Jean Bernard Lifetime Achievement Award
The Jean Bernard Lifetime Achievement Award was established in 2008 to honor outstanding physicians and scientists for their lifetime contribution to the advancement of hematology.
Jean A Bernard (May 26, 1907 - April 17, 2006), a French physician and hematologist was Professor of Hematology and director of the Institute for Leukemia, University of Paris Diderot, at the Hôpital Saint Louis. After graduating in medicine in Paris in 1926, Bernard started his laboratory training with the bacteriologist Gaston Ramon at the Pasteur Institute in 1929.
In 1932, Jean Bernard gave the first description of the use of high dosage radiotherapy in the treatment of Hodgkin's disease. Jean Bernard's research ranges from the demonstration of neoplastic nature of leukemia (1933-1937) to the formulation of methods of treatment. Jean Bernard gave his name to Bernard's syndrome and Bernard-Soulier syndrome. In all, Jean Bernard published 14 textbooks and monographs on hematology. He was elected at the Académie Française on March 18, 1976. In 1981, he was elected a member of Serbian Academy of Sciences and Arts in the Department of Medical Sciences. In 1983, he was awarded the Artois-Baillet Latour Health Prize.

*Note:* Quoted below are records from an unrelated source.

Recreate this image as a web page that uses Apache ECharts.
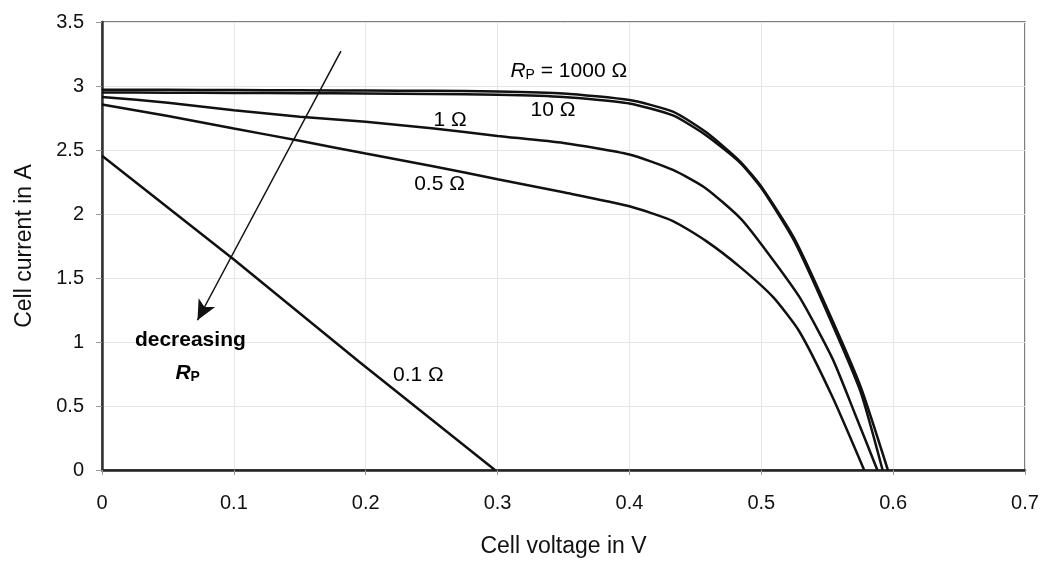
<!DOCTYPE html>
<html>
<head>
<meta charset="utf-8">
<script src="https://cdn.jsdelivr.net/npm/echarts@6/dist/echarts.min.js"></script>
<style>
  html, body { margin: 0; padding: 0; background: #fff; }
  #chart { width: 1047px; height: 563px; }
</style>
</head>
<body>
<div id="chart"></div>
<script>
// I-V curves for different parallel resistances [voltage V, current A]
const rp1000 = [[0, 2.97], [0.05, 2.97], [0.1, 2.968], [0.15, 2.966], [0.2, 2.964], [0.25, 2.962], [0.3, 2.958], [0.35, 2.942], [0.4, 2.89], [0.433, 2.8], [0.458, 2.64], [0.484, 2.41], [0.501, 2.2], [0.525, 1.81], [0.55, 1.26], [0.575, 0.66], [0.596, 0]]
const rp10 = [[0, 2.95], [0.05, 2.948], [0.1, 2.946], [0.15, 2.944], [0.2, 2.942], [0.25, 2.938], [0.3, 2.932], [0.35, 2.915], [0.4, 2.864], [0.433, 2.77], [0.458, 2.616], [0.484, 2.4], [0.501, 2.19], [0.525, 1.79], [0.55, 1.23], [0.575, 0.62], [0.592, 0]]
const rp1 = [[0, 2.914], [0.05, 2.87], [0.1, 2.81], [0.15, 2.76], [0.2, 2.72], [0.25, 2.67], [0.3, 2.61], [0.35, 2.555], [0.4, 2.465], [0.433, 2.344], [0.458, 2.2], [0.484, 1.968], [0.501, 1.75], [0.529, 1.35], [0.554, 0.87], [0.571, 0.44], [0.588, 0]]
const rp05 = [[0, 2.855], [0.05, 2.765], [0.1, 2.668], [0.15, 2.572], [0.2, 2.472], [0.25, 2.375], [0.3, 2.272], [0.35, 2.17], [0.4, 2.06], [0.433, 1.945], [0.458, 1.79], [0.484, 1.585], [0.509, 1.35], [0.529, 1.08], [0.554, 0.57], [0.578, 0]]
const rp01 = [[0, 2.455], [0.1, 1.645], [0.195, 0.845], [0.298, 0]]

// curve labels: [voltage, current, text]
const labels = [
  [0.354, 3.115, '{i|R}{s|P}{n| = 1000 Ω}'],
  [0.342, 2.81, '10 Ω'],
  [0.264, 2.73, '1 Ω'],
  [0.256, 2.23, '0.5 Ω'],
  [0.24, 0.74, '0.1 Ω'],
  [0.067, 1.015, '{b|decreasing}'],
  [0.065, 0.755, '{bi|R}{bs|P}']
]

// arrow "decreasing Rp"
const arrowFrom = [0.1812, 3.273]
const arrowTo = [0.0724, 1.17]

const font = 'Liberation Sans, Arial, sans-serif'
const curves = [rp1000, rp10, rp1, rp05]

const chart = echarts.init(document.getElementById('chart'))

chart.setOption({
  animation: false,
  grid: {
    left: 102,
    right: 22,
    top: 22,
    bottom: 91,
    show: true,
    borderColor: '#555',
    borderWidth: 1.5
  },
  xAxis: {
    type: 'value',
    min: 0,
    max: 0.7,
    interval: 0.1,
    name: 'Cell voltage in V',
    nameLocation: 'middle',
    nameGap: 65,
    nameTextStyle: { fontFamily: font, fontSize: 23, color: '#111' },
    axisLine: { lineStyle: { color: '#222', width: 2.5 } },
    axisTick: { show: true, length: 5, lineStyle: { color: '#999' } },
    axisLabel: {
      margin: 23,
      fontFamily: font,
      fontSize: 20,
      color: '#111',
      formatter: (v) => String(+v.toFixed(1))
    },
    splitLine: { show: true, lineStyle: { color: '#e6e6e6', width: 1 } }
  },
  yAxis: {
    type: 'value',
    min: 0,
    max: 3.5,
    interval: 0.5,
    name: 'Cell current in A',
    nameLocation: 'middle',
    nameGap: 66,
    nameTextStyle: { fontFamily: font, fontSize: 23, color: '#111' },
    axisLine: { show: true, lineStyle: { color: '#333', width: 2.5 } },
    axisTick: { show: true, length: 6, lineStyle: { color: '#999' } },
    axisLabel: {
      margin: 18,
      fontFamily: font,
      fontSize: 20,
      color: '#111',
      formatter: (v) => String(+v.toFixed(1))
    },
    splitLine: { show: true, lineStyle: { color: '#e6e6e6', width: 1 } }
  },
  series: [
    ...curves.map((d) => ({
      type: 'line',
      data: d,
      smooth: 0.2,
      showSymbol: false,
      lineStyle: { color: '#111', width: 2.5 }
    })),
    {
      type: 'line',
      data: rp01,
      showSymbol: false,
      lineStyle: { color: '#111', width: 2.5 }
    },
    {
      type: 'scatter',
      symbolSize: 0,
      itemStyle: { color: '#000', opacity: 1 },
      data: labels.map((l) => ({ value: [l[0], l[1]], name: l[2] })),
      label: {
        show: true,
        position: 'inside',
        formatter: '{b}',
        fontFamily: font,
        fontSize: 21,
        color: '#000',
        opacity: 1,
        rich: {
          i: { fontFamily: font, fontSize: 21, fontStyle: 'italic', color: '#000' },
          s: { fontFamily: font, fontSize: 14, color: '#000', padding: [8, 0, 0, 0] },
          n: { fontFamily: font, fontSize: 21, color: '#000' },
          b: { fontFamily: font, fontSize: 21, fontWeight: 'bold', color: '#000' },
          bi: { fontFamily: font, fontSize: 21, fontWeight: 'bold', fontStyle: 'italic', color: '#000' },
          bs: { fontFamily: font, fontSize: 14, fontWeight: 'bold', color: '#000', padding: [8, 0, 0, 0] }
        }
      },
      markLine: {
        silent: true,
        symbol: ['none', 'arrow'],
        symbolSize: [14, 20],
        label: { show: false },
        lineStyle: { color: '#111', width: 1.5, type: 'solid', opacity: 1 },
        data: [[{ coord: arrowFrom }, { coord: arrowTo }]]
      }
    }
  ]
})
</script>
</body>
</html>
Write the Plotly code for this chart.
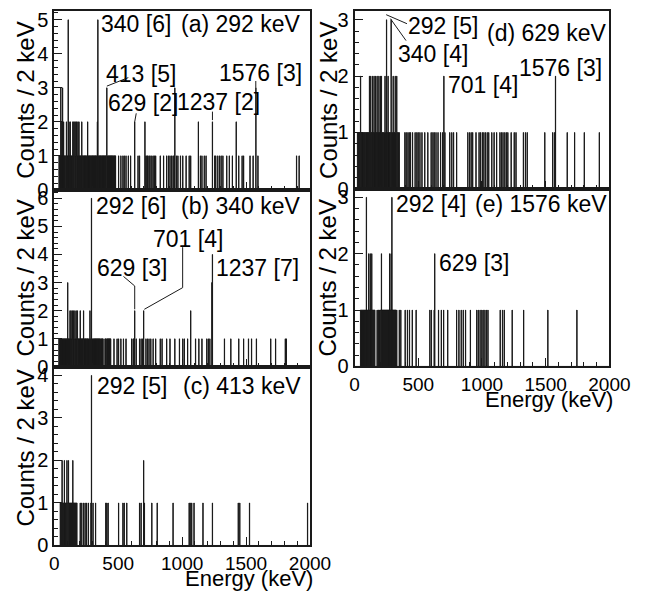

EHA congratulates Irene Roberts (MRC Weatherall Institute of Molecular Medicine at the University of Oxford, United Kingdom) as the winner of the 2023 Jean Bernard Lifetime Achievement Award for her unparalleled dedication and significant impact on advancing the understanding of hematological disorders.
Professor Irene Roberts (right) received the Jean Bernard Lifetime Achievement Award from Professor Elizabeth Macintyre during the EHA2023 Hybrid Congress.